Available on: Clone Classic Cuts reissue

Amid the late 90s’ fascination with electro, Dopplereffekt’s first widely available record barely ever counted as a cult artefact. Gesamtkunstwerk may have been compiled from virtually unobtainable dispatches trickling out of Detroit, but received wisdom on its contents was well in place by International Deejay Gigolos’ original 1999 release. With the backing of DJ Hell’s label, word  then spread to the developing electroclash scene, whose prototypical acts already acknowledged an influence.

Adopted staples such as ‘Plastiphilia’ pervert Kraftwerk’s automaton shtick, in a way humanising it – “I want to make love to a manikin,” we’re informed in the mannerism of ‘The Robots’, “I want to suck it, I want to fuck it.” Combine this with the female vocals of ‘Pornoviewer’ and ‘Scientist’, and the model is evident for the blank-eyed but provocative delivery cultivated by Miss Kittin and ADULT.’s Nicola Kuperus.

As trends have swelled and deflated, Gesamtkunstwerk’s intriguing qualities have remained perennial, bringing us to Clone Records’ 2010 edition, in fact a new pressing of a reissue by the label some three years ago. A place next to Drexciya’s reliably mythologised canon is unlikely to have hindered popularity, with Dopplereffekt’s key member Gerald Donald well known as a collaborator in the former. But without diving into fleshed-out Drexciyan narratives, the album has its own means of contaminating the imagination, a compound of sexual, racial and technological allusions that rusts away at the music’s precise manufacture.

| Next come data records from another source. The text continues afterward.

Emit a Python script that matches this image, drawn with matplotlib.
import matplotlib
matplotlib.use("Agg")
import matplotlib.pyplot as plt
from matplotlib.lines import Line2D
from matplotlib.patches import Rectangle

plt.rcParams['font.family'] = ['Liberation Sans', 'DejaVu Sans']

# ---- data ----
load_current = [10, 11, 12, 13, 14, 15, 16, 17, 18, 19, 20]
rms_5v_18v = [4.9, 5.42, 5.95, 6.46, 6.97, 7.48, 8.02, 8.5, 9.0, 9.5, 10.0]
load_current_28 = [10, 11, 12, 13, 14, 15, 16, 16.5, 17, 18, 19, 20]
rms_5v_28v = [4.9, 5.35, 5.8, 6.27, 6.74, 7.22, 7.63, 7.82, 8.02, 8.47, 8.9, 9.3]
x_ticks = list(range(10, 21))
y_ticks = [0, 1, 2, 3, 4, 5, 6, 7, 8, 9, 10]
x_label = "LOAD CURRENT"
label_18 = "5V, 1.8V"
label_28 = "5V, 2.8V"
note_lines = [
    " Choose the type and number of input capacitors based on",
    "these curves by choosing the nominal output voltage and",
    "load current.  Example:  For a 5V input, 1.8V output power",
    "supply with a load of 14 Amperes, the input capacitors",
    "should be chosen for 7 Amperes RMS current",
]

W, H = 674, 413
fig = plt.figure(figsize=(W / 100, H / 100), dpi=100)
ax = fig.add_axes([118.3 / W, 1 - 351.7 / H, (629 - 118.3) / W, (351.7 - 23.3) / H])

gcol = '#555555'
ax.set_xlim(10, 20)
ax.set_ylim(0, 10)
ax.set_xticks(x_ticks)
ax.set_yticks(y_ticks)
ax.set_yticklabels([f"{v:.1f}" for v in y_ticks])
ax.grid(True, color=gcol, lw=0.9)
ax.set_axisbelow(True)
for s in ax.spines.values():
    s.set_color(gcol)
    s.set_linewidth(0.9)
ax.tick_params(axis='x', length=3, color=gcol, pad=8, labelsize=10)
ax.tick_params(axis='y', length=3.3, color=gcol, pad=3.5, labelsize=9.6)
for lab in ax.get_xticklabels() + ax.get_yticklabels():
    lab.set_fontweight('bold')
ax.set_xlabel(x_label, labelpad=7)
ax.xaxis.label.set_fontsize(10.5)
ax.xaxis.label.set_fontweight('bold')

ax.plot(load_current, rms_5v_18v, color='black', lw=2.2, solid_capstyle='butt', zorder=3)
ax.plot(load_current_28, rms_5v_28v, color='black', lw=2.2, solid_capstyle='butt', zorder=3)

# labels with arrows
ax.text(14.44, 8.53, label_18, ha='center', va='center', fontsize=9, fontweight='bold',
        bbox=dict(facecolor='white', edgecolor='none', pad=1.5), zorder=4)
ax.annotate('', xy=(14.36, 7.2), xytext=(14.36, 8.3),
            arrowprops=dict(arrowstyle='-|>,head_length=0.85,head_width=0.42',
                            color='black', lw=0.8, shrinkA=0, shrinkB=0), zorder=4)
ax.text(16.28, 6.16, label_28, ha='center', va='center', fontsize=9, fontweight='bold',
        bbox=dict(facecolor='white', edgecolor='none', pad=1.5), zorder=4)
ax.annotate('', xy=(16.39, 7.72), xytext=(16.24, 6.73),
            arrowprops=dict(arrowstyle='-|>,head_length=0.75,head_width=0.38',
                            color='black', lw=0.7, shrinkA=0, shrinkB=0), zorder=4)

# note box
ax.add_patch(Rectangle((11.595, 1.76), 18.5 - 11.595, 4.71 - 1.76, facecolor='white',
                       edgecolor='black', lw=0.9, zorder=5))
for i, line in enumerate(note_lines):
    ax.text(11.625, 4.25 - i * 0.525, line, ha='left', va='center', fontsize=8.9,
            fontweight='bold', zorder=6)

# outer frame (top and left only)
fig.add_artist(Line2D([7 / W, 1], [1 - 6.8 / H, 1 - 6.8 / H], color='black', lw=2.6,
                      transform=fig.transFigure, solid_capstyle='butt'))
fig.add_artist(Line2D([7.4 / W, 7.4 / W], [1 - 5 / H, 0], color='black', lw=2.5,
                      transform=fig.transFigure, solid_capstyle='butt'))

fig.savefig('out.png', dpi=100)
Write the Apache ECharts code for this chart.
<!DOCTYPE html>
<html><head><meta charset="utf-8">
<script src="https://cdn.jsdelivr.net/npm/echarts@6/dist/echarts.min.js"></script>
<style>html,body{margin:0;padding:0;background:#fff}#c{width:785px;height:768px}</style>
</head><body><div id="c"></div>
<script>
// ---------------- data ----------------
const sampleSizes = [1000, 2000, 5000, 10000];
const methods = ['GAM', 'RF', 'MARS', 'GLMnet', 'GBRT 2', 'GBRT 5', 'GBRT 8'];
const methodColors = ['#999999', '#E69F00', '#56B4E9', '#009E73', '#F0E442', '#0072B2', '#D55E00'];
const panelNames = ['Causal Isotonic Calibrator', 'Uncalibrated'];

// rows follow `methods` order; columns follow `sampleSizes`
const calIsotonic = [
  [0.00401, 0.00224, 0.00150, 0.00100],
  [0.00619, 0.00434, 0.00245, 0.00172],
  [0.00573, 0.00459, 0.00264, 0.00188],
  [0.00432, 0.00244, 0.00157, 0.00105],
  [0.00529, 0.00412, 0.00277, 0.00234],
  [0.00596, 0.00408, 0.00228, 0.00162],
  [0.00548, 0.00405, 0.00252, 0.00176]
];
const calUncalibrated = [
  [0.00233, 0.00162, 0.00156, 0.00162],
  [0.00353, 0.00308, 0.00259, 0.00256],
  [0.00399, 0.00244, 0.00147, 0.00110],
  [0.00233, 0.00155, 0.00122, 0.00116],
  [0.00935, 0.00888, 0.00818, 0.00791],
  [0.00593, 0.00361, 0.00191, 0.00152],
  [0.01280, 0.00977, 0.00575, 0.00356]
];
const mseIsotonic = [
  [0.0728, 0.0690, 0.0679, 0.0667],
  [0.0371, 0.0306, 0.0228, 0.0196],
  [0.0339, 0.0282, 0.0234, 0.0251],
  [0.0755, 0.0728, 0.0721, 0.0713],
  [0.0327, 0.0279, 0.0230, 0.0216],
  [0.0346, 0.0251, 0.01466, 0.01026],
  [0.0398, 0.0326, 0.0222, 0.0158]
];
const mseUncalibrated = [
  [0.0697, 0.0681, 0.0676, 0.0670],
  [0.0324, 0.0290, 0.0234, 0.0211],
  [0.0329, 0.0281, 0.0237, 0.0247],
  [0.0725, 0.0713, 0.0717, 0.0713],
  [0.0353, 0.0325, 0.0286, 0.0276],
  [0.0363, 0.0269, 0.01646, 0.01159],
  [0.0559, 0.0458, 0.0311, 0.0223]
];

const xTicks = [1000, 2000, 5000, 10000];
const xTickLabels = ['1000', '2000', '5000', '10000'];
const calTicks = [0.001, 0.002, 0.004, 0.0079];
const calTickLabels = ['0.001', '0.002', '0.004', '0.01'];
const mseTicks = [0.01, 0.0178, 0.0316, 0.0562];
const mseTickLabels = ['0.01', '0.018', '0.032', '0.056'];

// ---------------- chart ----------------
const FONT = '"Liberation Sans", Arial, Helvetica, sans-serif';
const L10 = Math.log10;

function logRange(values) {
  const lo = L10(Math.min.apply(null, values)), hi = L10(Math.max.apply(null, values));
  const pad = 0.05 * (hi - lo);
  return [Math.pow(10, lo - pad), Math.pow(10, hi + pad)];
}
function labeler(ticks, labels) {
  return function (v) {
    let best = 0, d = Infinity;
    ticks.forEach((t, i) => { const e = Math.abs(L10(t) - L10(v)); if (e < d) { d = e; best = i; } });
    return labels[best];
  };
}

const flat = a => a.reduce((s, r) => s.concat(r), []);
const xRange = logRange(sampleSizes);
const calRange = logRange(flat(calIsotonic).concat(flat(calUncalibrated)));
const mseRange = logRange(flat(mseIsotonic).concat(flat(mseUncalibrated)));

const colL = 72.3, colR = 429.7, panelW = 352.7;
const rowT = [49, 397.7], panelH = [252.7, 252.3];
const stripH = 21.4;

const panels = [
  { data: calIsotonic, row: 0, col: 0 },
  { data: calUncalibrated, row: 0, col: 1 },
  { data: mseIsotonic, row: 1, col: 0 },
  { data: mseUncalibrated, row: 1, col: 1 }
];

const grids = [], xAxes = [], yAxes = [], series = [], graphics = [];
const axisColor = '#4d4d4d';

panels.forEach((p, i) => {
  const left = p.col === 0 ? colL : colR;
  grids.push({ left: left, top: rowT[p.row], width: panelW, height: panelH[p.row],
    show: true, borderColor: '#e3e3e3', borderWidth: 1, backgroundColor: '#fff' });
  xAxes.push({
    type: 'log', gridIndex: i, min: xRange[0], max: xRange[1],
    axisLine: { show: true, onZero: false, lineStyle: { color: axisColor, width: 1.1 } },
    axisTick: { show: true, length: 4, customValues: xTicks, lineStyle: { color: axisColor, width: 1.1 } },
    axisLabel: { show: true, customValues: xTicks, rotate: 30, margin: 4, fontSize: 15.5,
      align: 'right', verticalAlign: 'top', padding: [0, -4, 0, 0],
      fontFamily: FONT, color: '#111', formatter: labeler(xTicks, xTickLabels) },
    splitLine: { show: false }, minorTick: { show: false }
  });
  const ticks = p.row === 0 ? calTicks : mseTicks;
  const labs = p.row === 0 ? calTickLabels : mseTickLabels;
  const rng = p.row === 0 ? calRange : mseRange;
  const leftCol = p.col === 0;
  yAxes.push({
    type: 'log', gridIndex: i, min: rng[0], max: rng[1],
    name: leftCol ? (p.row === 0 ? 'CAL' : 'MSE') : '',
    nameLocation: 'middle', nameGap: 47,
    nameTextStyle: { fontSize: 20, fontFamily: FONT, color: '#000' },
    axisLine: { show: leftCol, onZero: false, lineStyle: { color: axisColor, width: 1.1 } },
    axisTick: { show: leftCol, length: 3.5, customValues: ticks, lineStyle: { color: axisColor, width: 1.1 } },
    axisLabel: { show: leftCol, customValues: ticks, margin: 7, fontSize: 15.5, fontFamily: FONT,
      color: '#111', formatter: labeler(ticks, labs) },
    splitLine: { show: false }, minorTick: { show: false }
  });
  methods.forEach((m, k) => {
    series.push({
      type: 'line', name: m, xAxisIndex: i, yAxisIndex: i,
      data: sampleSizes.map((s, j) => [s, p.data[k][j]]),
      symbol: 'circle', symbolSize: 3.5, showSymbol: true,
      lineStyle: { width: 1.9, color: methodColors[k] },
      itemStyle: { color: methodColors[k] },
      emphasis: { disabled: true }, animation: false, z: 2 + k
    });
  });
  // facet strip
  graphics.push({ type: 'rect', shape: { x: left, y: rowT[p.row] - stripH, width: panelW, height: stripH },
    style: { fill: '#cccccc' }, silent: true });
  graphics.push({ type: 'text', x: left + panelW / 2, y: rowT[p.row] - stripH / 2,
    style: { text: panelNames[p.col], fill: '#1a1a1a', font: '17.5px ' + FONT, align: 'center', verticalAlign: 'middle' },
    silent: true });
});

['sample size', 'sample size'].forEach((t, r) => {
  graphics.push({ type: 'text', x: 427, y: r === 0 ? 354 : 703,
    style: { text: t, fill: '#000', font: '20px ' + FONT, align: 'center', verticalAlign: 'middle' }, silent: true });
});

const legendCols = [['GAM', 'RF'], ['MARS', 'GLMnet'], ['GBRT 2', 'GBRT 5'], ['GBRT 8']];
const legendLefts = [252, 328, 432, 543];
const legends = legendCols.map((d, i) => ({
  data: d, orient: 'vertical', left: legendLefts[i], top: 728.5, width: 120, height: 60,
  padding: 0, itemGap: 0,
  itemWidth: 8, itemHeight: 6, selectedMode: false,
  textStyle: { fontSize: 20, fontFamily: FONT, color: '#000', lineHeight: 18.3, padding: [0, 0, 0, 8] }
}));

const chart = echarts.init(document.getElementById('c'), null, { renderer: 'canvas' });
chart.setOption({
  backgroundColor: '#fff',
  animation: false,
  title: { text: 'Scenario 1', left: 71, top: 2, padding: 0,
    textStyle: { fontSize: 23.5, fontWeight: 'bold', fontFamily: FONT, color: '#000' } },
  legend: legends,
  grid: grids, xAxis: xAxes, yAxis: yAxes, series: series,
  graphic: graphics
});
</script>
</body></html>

It’s perhaps surprising that the sexual imagery appears to be more notorious than that of ‘Superior Race’, which comes from an EP entitled Fascist State, or ‘Sterilization’, with its body-mutilating sonic and the lyric “we had to sterilise the population.” Consider that Donald periodically assumes the identity Heinrich Mueller (which he claims doesn’t reference the Nazi Gestapo head of the same name) and the sense of an ambiguous outlook, rather than a wholeheartedly dystopian one, could be thought at least a little edgy.

Curious in this context is how often Dopplereffekt’s programming short-circuits to the Kraftwerk of Computer World, sonically deleting a good deal of the imprint of black music – as conventionally understood – made on electro from Cybotron and Model 500 onwards. Some like to debate techno and electro’s derivations from the Europhile interests of Detroit’s first wave, playing up instead the debt to synth-funk and even, supposedly, electric jazz fusion. It isn’t clear that Donald aims to satirise or confound such hand-wringing, but his chosen aesthetic obviously does contain a wry dimension.

These days Donald’s music is best known for its intense focus on science. While examples such as Linear Accelerator and Calabi-Yau Space are fantastically recondite – described before as fictions that render the otherwise imperceptible space of modern physics – 2002’s Wireless Internet, under the Arpanet alias, might explicitly pose his crucial question. “Who will benefit and who will suffer?” a speech program asks on opener ‘The Analyst’, “these are the important questions we as a society must answer.” The album thus sets out, presciently, to explore the phenomenon of wireless technology and mobile information access. The thread tails back through another project, Japanese Telecom, to ‘Cellular Phone’ and ‘Voice Activate’d on Gesamtkunstwerk. The latter are absorbed into the darker hue indicated in an epigram, inscribed on the first edition sleeve but missing from the Clone version: “Biological socialism leads towards victory.” If it seems Dopplereffekt has always played with similar lines of reasoning, then at first the setting was more perturbing: totalitarianism and its accompanying technical ideologies of eugenics and total war. (It has also been suggested that ‘Rocket Scientist’ specifically evokes wartime German research into weapons propulsion.)

While trying to unravel Gerald Donald’s themes can be exhausting, his catalogue of activities is equally dense and uncertain: aside from documented appearances, of late he may be at the hub of an expanding consortium of outfits with names like Zerkalo, Black Replica and Noether Symmetry – or there may be no more than rumours and hoaxes at work. Such proliferation hasn’t obscured or devalued Gesamtkunstwerk, though. Despite figuring in a genealogy of music that trades on notions of inhumanity, it’s the uneasily human, sometimes witty counterpoint that makes this more than an extremely well produced electro record, continuing to bring listeners back.